Operação suspeita
O governo não conseguiu produzir até agora um único argumento razoável para justificar o desvio de R$ 4,5 bilhões de recursos públicos para pôr de pé um meganegócio que só beneficia interesses privados. Na operação de fusão entre Pão de Açúcar e Carrefour, amparada em farto dinheiro do BNDES, continua a prevalecer a lógica cara ao petismo: tudo vai sendo feito sob sigilo, sem que sejam dadas as devidas explicações à sociedade.

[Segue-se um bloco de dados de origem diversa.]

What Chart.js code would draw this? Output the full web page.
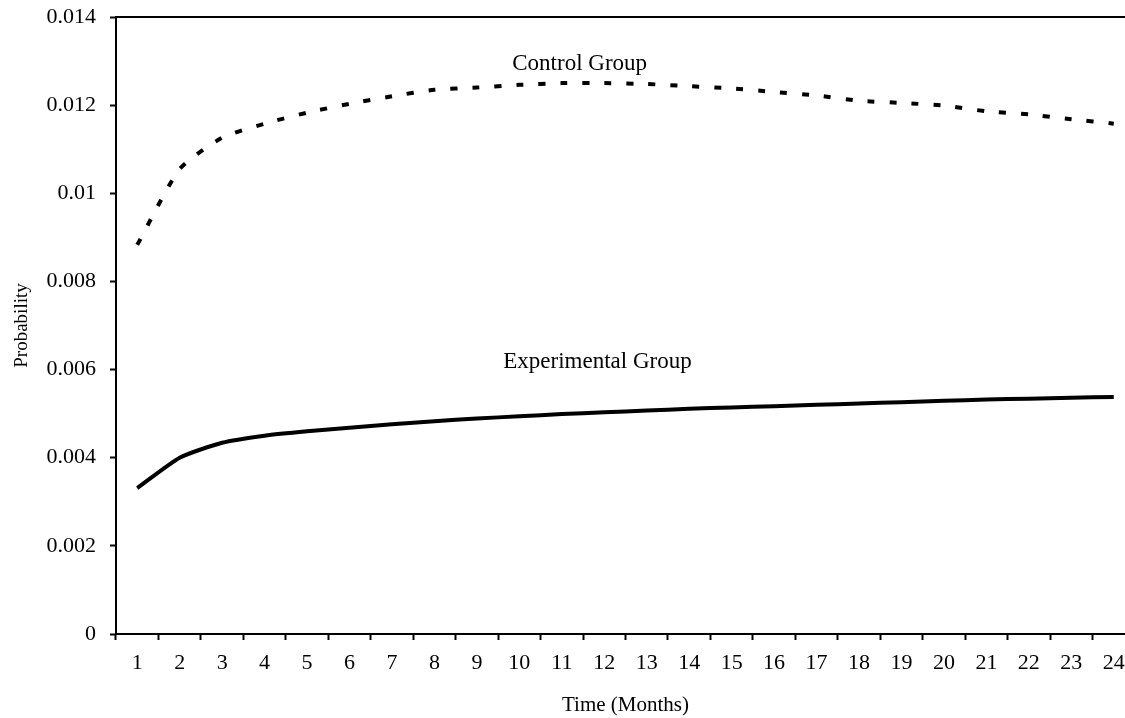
<!DOCTYPE html>
<html>
<head>
<meta charset="utf-8">
<title>Probability over time</title>
<script src="https://cdn.jsdelivr.net/npm/chart.js@4.4.1/dist/chart.umd.min.js"></script>
<style>
  html, body { margin: 0; padding: 0; background: #fff; overflow: hidden; }
  #wrap { width: 1140px; height: 718px; }
</style>
</head>
<body>
<div id="wrap"><canvas id="chart" width="1140" height="718"></canvas></div>
<script>
// Data
const months = ['1', '2', '3', '4', '5', '6', '7', '8', '9', '10', '11', '12',
  '13', '14', '15', '16', '17', '18', '19', '20', '21', '22', '23', '24'];
const controlGroup = [0.00883, 0.01055, 0.01126, 0.01158, 0.01183, 0.01203,
  0.0122, 0.01235, 0.0124, 0.01246, 0.0125, 0.0125, 0.01248, 0.01243, 0.01238,
  0.0123, 0.01222, 0.0121, 0.01205, 0.01199, 0.01186, 0.01179, 0.01168, 0.01158];
const experimentalGroup = [0.00331, 0.004, 0.00434, 0.0045, 0.0046, 0.00468,
  0.00476, 0.00483, 0.00489, 0.00494, 0.00499, 0.00503, 0.00507, 0.00511,
  0.00514, 0.00517, 0.0052, 0.00523, 0.00526, 0.00529, 0.00532, 0.00534,
  0.00536, 0.00538];
const yTickLabels = ['0', '0.002', '0.004', '0.006', '0.008', '0.01', '0.012', '0.014'];

const serif = '"Liberation Serif", "Times New Roman", serif';

// Series names written next to the curves
const curveLabels = {
  id: 'curveLabels',
  afterDatasetsDraw(chart) {
    const ctx = chart.ctx;
    const xs = chart.scales.x;
    const ys = chart.scales.y;
    const items = [
      { text: 'Control Group', at: 10.42, value: 0.01294 },
      { text: 'Experimental Group', at: 10.84, value: 0.00617 },
    ];
    ctx.save();
    ctx.fillStyle = '#000';
    ctx.font = '23px ' + serif;
    ctx.textAlign = 'center';
    ctx.textBaseline = 'middle';
    items.forEach((it) => {
      ctx.fillText(it.text, xs.getPixelForValue(it.at), ys.getPixelForValue(it.value));
    });
    ctx.restore();
  },
};

new Chart(document.getElementById('chart'), {
  type: 'line',
  data: {
    labels: months,
    datasets: [
      {
        label: 'Control Group',
        data: controlGroup,
        borderColor: '#000',
        borderWidth: 4,
        borderDash: [7, 15],
        pointRadius: 0,
        tension: 0.2,
        fill: false,
      },
      {
        label: 'Experimental Group',
        data: experimentalGroup,
        borderColor: '#000',
        borderWidth: 4,
        pointRadius: 0,
        tension: 0.2,
        fill: false,
      },
    ],
  },
  options: {
    responsive: false,
    animation: false,
    layout: { padding: { top: 17, right: 5, left: 0, bottom: 0 } },
    plugins: {
      legend: { display: false },
      tooltip: { enabled: false },
    },
    scales: {
      x: {
        offset: true,
        grid: {
          offset: true,
          drawOnChartArea: false,
          tickLength: 6,
          tickWidth: 2,
          tickColor: '#000',
        },
        border: { color: '#000', width: 2 },
        ticks: {
          color: '#000',
          font: { family: serif, size: 22 },
          padding: 10,
          maxRotation: 0,
          autoSkip: false,
        },
        title: {
          display: true,
          text: 'Time (Months)',
          color: '#000',
          font: { family: serif, size: 21 },
          padding: { top: 0, bottom: 0 },
        },
        afterFit(scale) {
          scale.height = 84;
          scale.paddingLeft = 0;
          scale.paddingRight = 0;
        },
      },
      xTop: {
        type: 'category',
        position: 'top',
        labels: months,
        grid: { display: false },
        ticks: { display: false },
        border: { color: '#000', width: 2 },
        afterFit(scale) {
          scale.height = 0;
        },
      },
      y: {
        min: 0,
        max: 0.014,
        grid: {
          drawOnChartArea: false,
          tickLength: 6,
          tickWidth: 2,
          tickColor: '#000',
        },
        border: { color: '#000', width: 2 },
        ticks: {
          stepSize: 0.002,
          color: '#000',
          font: { family: serif, size: 22 },
          padding: 14,
          callback: (v, i) => yTickLabels[i],
        },
        title: {
          display: true,
          text: 'Probability',
          color: '#000',
          font: { family: serif, size: 19 },
          padding: { top: 11, bottom: 0 },
        },
        afterFit(scale) {
          scale.width = 116;
          scale.paddingTop = 0;
          scale.paddingBottom = 0;
        },
      },
    },
  },
  plugins: [curveLabels],
});
</script>
</body>
</html>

A fusão entre as duas redes não alcançará nenhum dos objetivos que têm sido apontados pelo governo para justificar a participação do BNDES no negócio. Não criará uma multinacional verde-e-amarela; não abrirá portas para produtos brasileiros no exterior; não trará qualquer benefício em termos de preços mais baixos para os consumidores.
A única resultante visível é o aumento ainda maior da participação do Estado – que já atua direta ou indiretamente de 675 empresas no país – na economia brasileira. O que, em alguns casos, pode até se justificar, no do Pão de Açúcar-Carrefour não encontra razão alguma. Por que motivos o BNDES deveria ser sócio de um supermercado francês?
Dois dos principais ministros de Dilma Rousseff manifestaram-se ontem em defesa da operação. Gleisi Hoffmann disse que todos podem dormir sossegados porque a transação “é uma ação de mercado, não tem nada a ver com decisão de governo”. Já Fernando Pimentel argumentou que o negócio tem “importância estratégica para o Brasil”, porque abre as gôndolas europeias para produtos brasileiros.
Gleisi e Pimentel só podem estar zombando dos cidadãos brasileiros. É evidente que o governo – e mais especificamente a presidente da República – está metido até a alma na concretização da operação, que, de outra forma, talvez não se concretizasse. Informada previamente da operação, Dilma não se opôs ao envolvimento do BNDES no negócio, mostra o Valor Econômico.
O próprio ministro do Desenvolvimento disse ontem que o BNDES foi chamado a atuar porque os bancos privados não quiseram agir – provavelmente porque não viram oportunidade de ganhos na operação… Não custa lembrar que ontem o Senado aprovou mais um empréstimo da União para o bancão de fomento: são mais R$ 55 bilhões, perfazendo total de R$ 230 bilhões desde 2009.
O BNDES já possui participação relevante em 52 empresas. Em 33 delas, detém mais de 25% do capital. A carteira de ações do BNDESPar valia R$ 90 bilhões em março, com destaque para o naco em conglomerados como Petrobras (11,61%), Vale (9,79%), Eletrobrás (18,50%), JBS (17,02%) e Telemar-Oi (16,92%).
Ao contrário do que vem apregoando o governo, nem todos os bilhões que o BNDES está disposto a despejar no Novo Pão de Açúcar (NPA) serão capazes de transformar a empresa numa multinacional verde-e-amarela. O controlador de fato das operações será o Carrefour da França, reforça o Valor, que ontem já antecipara esta resultante.
Já a possibilidade de um negócio privado ser capaz de destravar barreiras a produtos brasileiros no fechado mercado europeu, como defende o ministro Pimentel, é nula. Para que isso venha a ocorrer, é preciso muita pressão e negociação entre governos e em organismos multilaterais de comércio – abertura que a diplomacia petista nunca foi capaz de lograr.
O que parece líquido e certo a esta altura é que a operação bancada com dinheiro público resultará em maior concentração do varejo supermercadista brasileiro, com evidentes prejuízos para o bolso do consumidor. No mercado paulista, por exemplo, Pão de Açúcar e Carrefour dominam 70% do faturamento. Juntos, terão, portanto, poder para fazer gato e sapato da clientela.
Na alça da mira do novo conglomerado também é certo que estão os empregados. Entre 5% e 8% dos postos de venda devem ser eliminados. Para “reestruturar” o NPA, Abílio Diniz – lulista de carteirinha, como mostra O Globo – cogita escalar um executivo que tem em seu histórico cortes sistemáticos de milhares de empregos.
O governo do PT interfere num imbróglio empresarial de dimensões jurídicas ainda incertas – em que um lado acusa o outro de engendrar um “golpe de Estado corporativo” – e se mete numa transação injustificável sob a ótica do interesse público. A pergunta que fica é: por que o dinheiro suado do contribuinte foi parar nesta enrascada? Ninguém até agora conseguiu explicar este negócio de perde-perde para a sociedade.